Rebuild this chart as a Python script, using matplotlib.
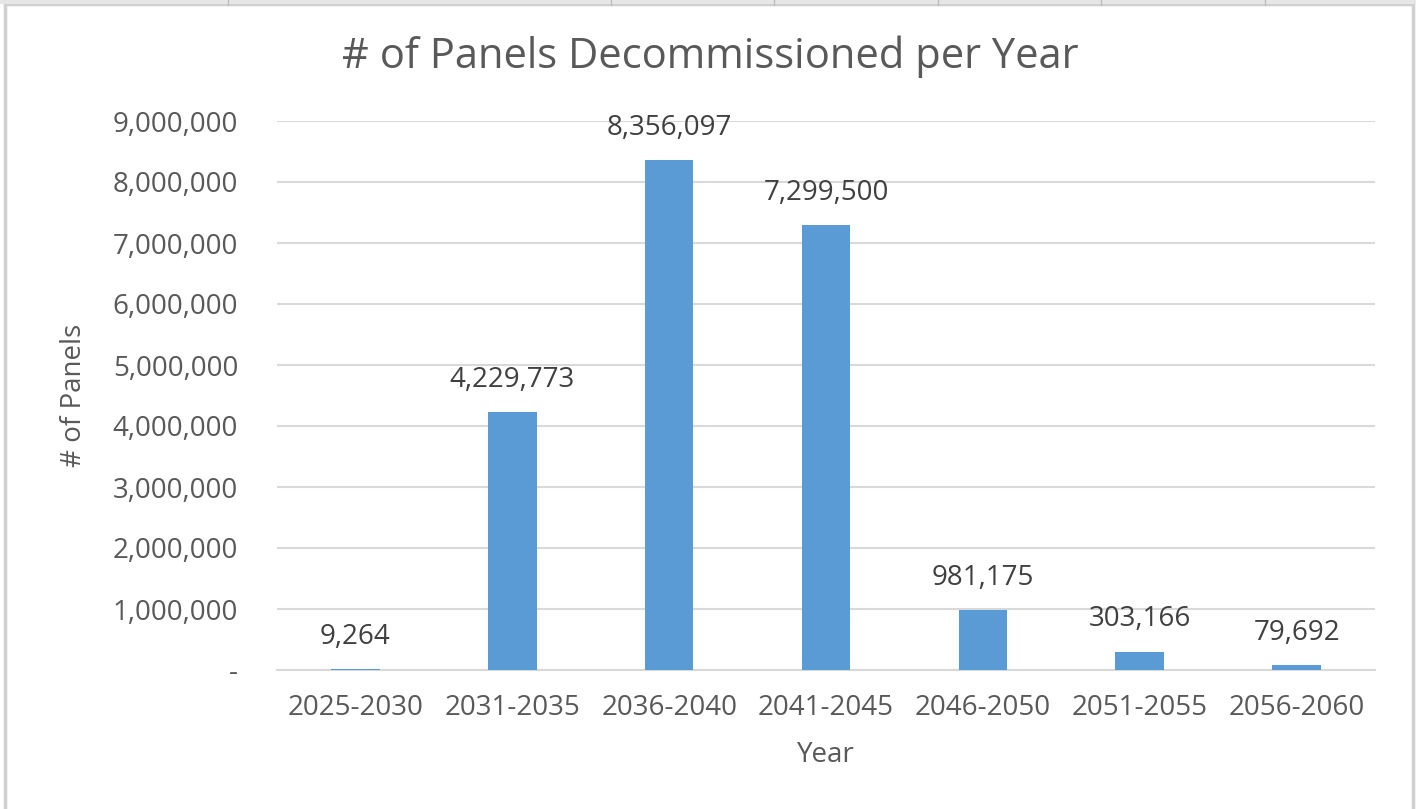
import matplotlib
matplotlib.use("Agg")
import matplotlib.pyplot as plt
from matplotlib.ticker import FuncFormatter
from matplotlib.patches import Rectangle

categories = ["2025-2030", "2031-2035", "2036-2040", "2041-2045",
              "2046-2050", "2051-2055", "2056-2060"]
panels = [9264, 4229773, 8356097, 7299500, 981175, 303166, 79692]
y_ticks = [0, 1000000, 2000000, 3000000, 4000000, 5000000,
           6000000, 7000000, 8000000, 9000000]

plt.rcParams['font.family'] = ['Open Sans', 'DejaVu Sans']
text_color = "#595959"
label_color = "#404040"
bar_color = "#5B9BD5"
grid_color = "#D9D9D9"
fs = 20

W, H = 1416, 809
fig = plt.figure(figsize=(W / 100, H / 100), dpi=100)

# chart frame and faint sheet column marks above it
fig.add_artist(Rectangle((5 / W, -0.01), 1408 / W, (H - 4) / H + 0.01,
                         transform=fig.transFigure, fill=False,
                         edgecolor="#D0D0D0", linewidth=2.5))
fig.add_artist(Rectangle((0, (H - 4) / H), 1, 4 / H, transform=fig.transFigure,
                         facecolor="#E6E6E6", edgecolor="none"))
for xm in [228, 611, 774, 938, 1101, 1265]:
    fig.add_artist(plt.Line2D([xm / W, xm / W], [(H - 5) / H, 1],
                              transform=fig.transFigure, color="#BDBDBD", linewidth=1))

left, right, top, bottom = 277, 1375, 121, 670
ax = fig.add_axes([left / W, 1 - bottom / H, (right - left) / W, (bottom - top) / H])

x = range(len(categories))
ax.bar(x, panels, width=0.31, color=bar_color, zorder=3)
ax.set_xlim(-0.5, len(categories) - 0.5)
ax.set_ylim(0, 9000000)
ax.set_yticks(y_ticks)
ax.yaxis.set_major_formatter(FuncFormatter(lambda v, p: "-" if v == 0 else f"{int(v):,}"))
ax.set_xticks(list(x))
ax.set_xticklabels(categories)

ax.grid(axis="y", color=grid_color, linewidth=1.5, zorder=0)
for s in ["top", "right", "left"]:
    ax.spines[s].set_visible(False)
ax.spines["bottom"].set_color(grid_color)
ax.spines["bottom"].set_linewidth(1.5)
ax.tick_params(axis="both", length=0, labelsize=fs, colors=text_color)
ax.tick_params(axis="y", pad=28)
ax.tick_params(axis="x", pad=17)

for xi, v in zip(x, panels):
    ax.annotate(f"{v:,}", (xi, v), xytext=(0, 13), textcoords="offset points",
                ha="center", va="bottom", fontsize=fs, color=label_color)

ax.set_xlabel("Year", fontsize=fs, color=text_color, labelpad=14)
ax.set_ylabel("# of Panels", fontsize=fs, color=text_color, labelpad=18)

fig.text(710 / W, 1 - 57 / H, "# of Panels Decommissioned per Year",
         ha="center", va="center", fontsize=30, color=text_color)

fig.savefig("out.png", dpi=100, facecolor="white")
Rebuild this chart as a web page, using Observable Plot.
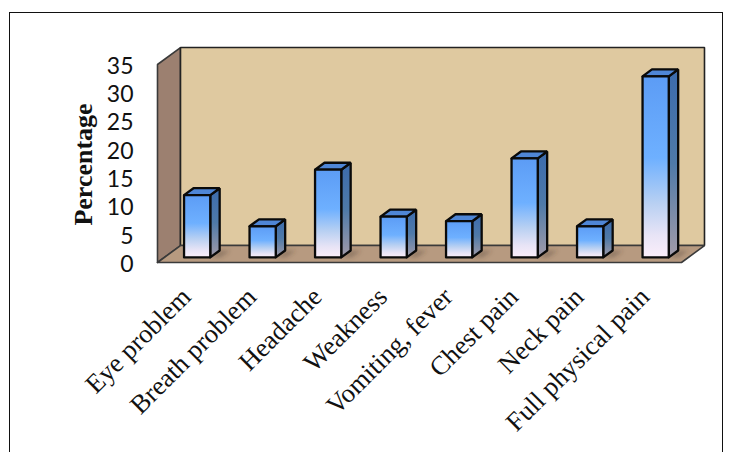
<!DOCTYPE html>
<html>
<head>
<meta charset="utf-8">
<script src="https://cdn.jsdelivr.net/npm/d3@7"></script>
<script src="https://cdn.jsdelivr.net/npm/@observablehq/plot@0.6"></script>
<style>
html,body{margin:0;padding:0;background:#fff;overflow:hidden}
#box{position:relative;width:750px;height:452px;overflow:hidden}
#border{position:absolute;left:9px;top:12px;width:712px;height:600px;border:1.5px solid #111;box-sizing:content-box}
#chart{position:absolute;left:0;top:0}
svg{background:transparent!important}
</style>
</head>
<body>
<div id="box"><div id="border"></div><div id="chart"></div></div>
<script>
const categories = ["Eye problem","Breath problem","Headache","Weakness","Vomiting, fever","Chest pain","Neck pain","Full physical pain"];
const values = [11, 5.5, 15.5, 7.2, 6.4, 17.5, 5.5, 32];
const yTicks = [0,5,10,15,20,25,30,35];

const xMin = -0.5, xMax = 7.5, yMax = 35;
const depthX = 0.351, depthY = 3.0;        // box depth in data units
const barHalf = 0.2, barD0 = 0.3, barD1 = 0.71; // bar half-width and depth span

const at = (x, y, d, id) => ({x: x + d * depthX, y: y + d * depthY, id});
const poly = (id, pts) => [...pts, pts[0]].map(([x, y, d]) => at(x, y, d, id));

const wallLeft = poly("l", [[xMin,0,0],[xMin,yMax,0],[xMin,yMax,1],[xMin,0,1]]);
const wallBack = poly("b", [[xMin,0,1],[xMax,0,1],[xMax,yMax,1],[xMin,yMax,1]]);
const floor = poly("f", [[xMin,0,0],[xMax,0,0],[xMax,0,1],[xMin,0,1]]);

const front = [], side = [], top_ = [], shadow = [];
values.forEach((v, i) => {
  const a = i - barHalf, b = i + barHalf;
  front.push(...poly(i, [[a,0,barD0],[b,0,barD0],[b,v,barD0],[a,v,barD0]]));
  side.push(...poly(i, [[b,0,barD0],[b,0,barD1],[b,v,barD1],[b,v,barD0]]));
  top_.push(...poly(i, [[a,v,barD0],[b,v,barD0],[b,v,barD1],[a,v,barD1]]));
  shadow.push(...poly(i, [[b,0,barD0],[b+0.16,0,barD0],[b+0.16,0,barD1],[b,0,barD1]]));
});

function defs() {
  const d = d3.create("svg:defs");
  const grad = (id, stops) => {
    const g = d.append("linearGradient").attr("id", id).attr("x1",0).attr("y1",0).attr("x2",0).attr("y2",1);
    stops.forEach(([o, c]) => g.append("stop").attr("offset", o).attr("stop-color", c));
  };
  grad("gFront", [[0,"#5c9cf5"],[0.45,"#6eb0ff"],[0.7,"#b8d0f2"],[0.88,"#e8e4f6"],[1,"#fbeefa"]]);
  grad("gSide", [[0,"#3c6bad"],[0.5,"#4f7aa8"],[1,"#a29ba8"]]);
  const f = d.append("filter").attr("id","soft").attr("x","-50%").attr("y","-50%").attr("width","200%").attr("height","200%");
  f.append("feGaussianBlur").attr("stdDeviation",2);
  return d.node();
}

const face = (data, fill, extra = {}) => Plot.line(data, {x:"x", y:"y", z:"id", fill, stroke:"#0a0a0a", strokeWidth:2.3, curve:"linear", strokeLinejoin:"miter", ...extra});

const plot = Plot.plot({
  width: 750, height: 452,
  marginLeft: 157, marginRight: 69, marginTop: 64, marginBottom: 190,
  style: {background:"transparent", overflow:"visible"},
  x: {domain:[xMin, xMax], axis:null},
  y: {domain:[0, yMax], axis:null},
  marks: [
    defs,
    face(wallLeft, "#9c8070", {stroke:"#3a3a3a", strokeWidth:1.6}),
    face(wallBack, "#dfc9a0", {stroke:"#222", strokeWidth:1.6}),
    face(floor, "#b79a80", {stroke:"#3a3a3a", strokeWidth:1.6}),
    Plot.line(shadow, {x:"x", y:"y", z:"id", fill:"#4a3a30", fillOpacity:0.35, stroke:"none", curve:"linear",
      render(i, s, v, d, c, next) { const g = next(i, s, v, d, c); g.setAttribute("filter","url(#soft)"); return g; }}),
    face(side, "url(#gSide)"),
    face(top_, "#4f86d6"),
    face(front, "url(#gFront)"),
    Plot.axisY({ticks:yTicks, tickSize:0, tickPadding:24, label:null, fontSize:23, dy:2, fontFamily:"Lato, sans-serif", fill:"#111"}),
    Plot.text(categories, {x:(d,i)=>i, y:()=>0, text:d=>d, rotate:-45, textAnchor:"end", dy:30, dx:-4,
      fontSize:26.5, fontFamily:"Liberation Serif, serif", fill:"#111"}),
    Plot.text(["Percentage"], {frameAnchor:"left", textAnchor:"middle", rotate:-90, dx:-74, dy:1, text:d=>d,
      fontSize:26, fontWeight:"bold", fontFamily:"Liberation Serif, serif", fill:"#111"})
  ]
});
document.getElementById("chart").append(plot);
</script>
</body>
</html>
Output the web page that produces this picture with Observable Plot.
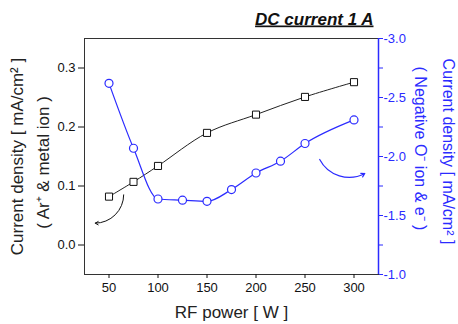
<!DOCTYPE html>
<html><head><meta charset="utf-8">
<script src="https://cdn.jsdelivr.net/npm/d3@7"></script>
<script src="https://cdn.jsdelivr.net/npm/@observablehq/plot@0.6"></script>
<style>body{margin:0;background:#fff}</style>
</head><body><div id="chart"></div>
<script>
// Data
const ionPower = [50, 75, 100, 150, 200, 250, 300];
const ionDensity = [0.082, 0.107, 0.134, 0.19, 0.221, 0.251, 0.276];
const negPower = [50, 75, 100, 125, 150, 175, 200, 225, 250, 300];
const negDensity = [-2.62, -2.07, -1.64, -1.63, -1.62, -1.72, -1.86, -1.96, -2.11, -2.31];
const xTicks = [50, 100, 150, 200, 250, 300];
const leftTicks = [0.0, 0.1, 0.2, 0.3];
const rightTicks = [-3.0, -2.5, -2.0, -1.5, -1.0];
const rightMinorTicks = [-2.75, -2.25, -1.75, -1.25];
const titleText = "DC current 1 A";
const xLabel = "RF power [ W ]";
const leftLabel1 = "Current density [ mA/cm\u00B2 ]";
const leftLabel2 = "( Ar\u207A & metal ion )";
const rightLabel1 = "Current density [ mA/cm\u00B2 ]";
const rightLabel2 = "( Negative O\u207B ion & e\u207B )";
// Arrow annotations (data coordinates): black arrow on left scale, blue on right scale
const blackArrow = [{x1: 65, y1: 0.085, x2: 36, y2: 0.037}];
const blueArrow = [{x1: 265, y1: -1.975, x2: 311, y2: -1.856}];

const blue = "#2b2bff";
const toLeft = v => -0.05 + (-1 - v) * 0.2;
const fromLeft = l => -1 - (l + 0.05) / 0.2;
const fmt = v => (Math.abs(v) < 1e-9 ? 0 : v).toFixed(1);

const ion = ionPower.map((p, i) => ({p, v: ionDensity[i]}));
const neg = negPower.map((p, i) => ({p, v: toLeft(negDensity[i])}));
const blueArrowL = blueArrow.map(d => ({...d, y1: toLeft(d.y1), y2: toLeft(d.y2)}));

const labelFont = "Liberation Sans, Arial, sans-serif";

const plot = Plot.plot({
  width: 458, height: 324,
  marginLeft: 84, marginRight: 80, marginTop: 38, marginBottom: 50,
  style: {fontFamily: "Liberation Sans Narrow, Liberation Sans, sans-serif", fontSize: "13px", background: "white", color: "#111"},
  x: {domain: [25, 325]},
  y: {domain: [-0.05, 0.35]},
  marks: [
    Plot.frame({stroke: "#333"}),
    Plot.ruleX([325], {stroke: blue, strokeWidth: 1.5}),
    Plot.axisX({ticks: xTicks, tickSize: 4, tickPadding: 4, tickFormat: d => String(d), label: null}),
    Plot.axisY({ticks: leftTicks, tickSize: 6, tickPadding: 3, tickFormat: fmt, label: null}),
    Plot.axisY({anchor: "right", ticks: rightMinorTicks.map(toLeft), tickSize: 4, tickFormat: () => "", label: null, color: blue}),
    Plot.axisY({anchor: "right", ticks: rightTicks.map(toLeft), tickSize: 4, tickPadding: 1, tickFormat: d => fmt(fromLeft(d)), label: null, color: blue}),
    Plot.line(ion, {x: "p", y: "v", curve: "catmull-rom", stroke: "#222", strokeWidth: 1}),
    Plot.dot(ion, {x: "p", y: "v", symbol: "square", r: 4, fill: "white", stroke: "#111", strokeWidth: 1}),
    Plot.line(neg, {x: "p", y: "v", curve: "monotone-x", stroke: blue, strokeWidth: 1.2}),
    Plot.dot(neg, {x: "p", y: "v", r: 4, fill: "white", stroke: blue, strokeWidth: 1.2}),
    Plot.arrow(blackArrow, {x1: "x1", y1: "y1", x2: "x2", y2: "y2", bend: 45, headLength: 5, stroke: "#111", strokeWidth: 1}),
    Plot.arrow(blueArrowL, {x1: "x1", y1: "y1", x2: "x2", y2: "y2", bend: -45, headLength: 5, stroke: blue, strokeWidth: 1.2}),
    Plot.text([titleText], {text: d => d, frameAnchor: "top-right", dx: -5, dy: -14, lineAnchor: "bottom", fontSize: 17, fontWeight: "bold", fontStyle: "italic", fontFamily: labelFont, fill: "#111"}),
    Plot.text([xLabel], {text: d => d, frameAnchor: "bottom", textAnchor: "middle", lineAnchor: "middle", dy: 38, fontSize: 17, fontFamily: labelFont, fill: "#222"}),
    Plot.text([leftLabel1], {text: d => d, frameAnchor: "left", textAnchor: "middle", lineAnchor: "middle", dx: -67, rotate: -90, fontSize: 17, fontFamily: labelFont, fill: "#222"}),
    Plot.text([leftLabel2], {text: d => d, frameAnchor: "left", textAnchor: "middle", lineAnchor: "middle", dx: -41, dy: 6, rotate: -90, fontSize: 17, fontFamily: labelFont, fill: "#222"}),
    Plot.text([rightLabel1], {text: d => d, frameAnchor: "right", textAnchor: "middle", lineAnchor: "middle", dx: 70, dy: -5, rotate: 90, fontSize: 16, fontFamily: labelFont, fill: blue}),
    Plot.text([rightLabel2], {text: d => d, frameAnchor: "right", textAnchor: "middle", lineAnchor: "middle", dx: 42, dy: -8, rotate: 90, fontSize: 16, fontFamily: labelFont, fill: blue})
  ]
});
d3.select(plot).selectAll("text").filter(function() { return this.textContent === titleText; })
  .style("text-decoration", "underline");
document.getElementById("chart").appendChild(plot);
</script>
</body></html>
------------
Wherever the word "page" occurs in a line of the listing, copy that line.

Rebuild this chart as a web page, using Observable Plot.
Output the web page that produces this picture with Observable Plot.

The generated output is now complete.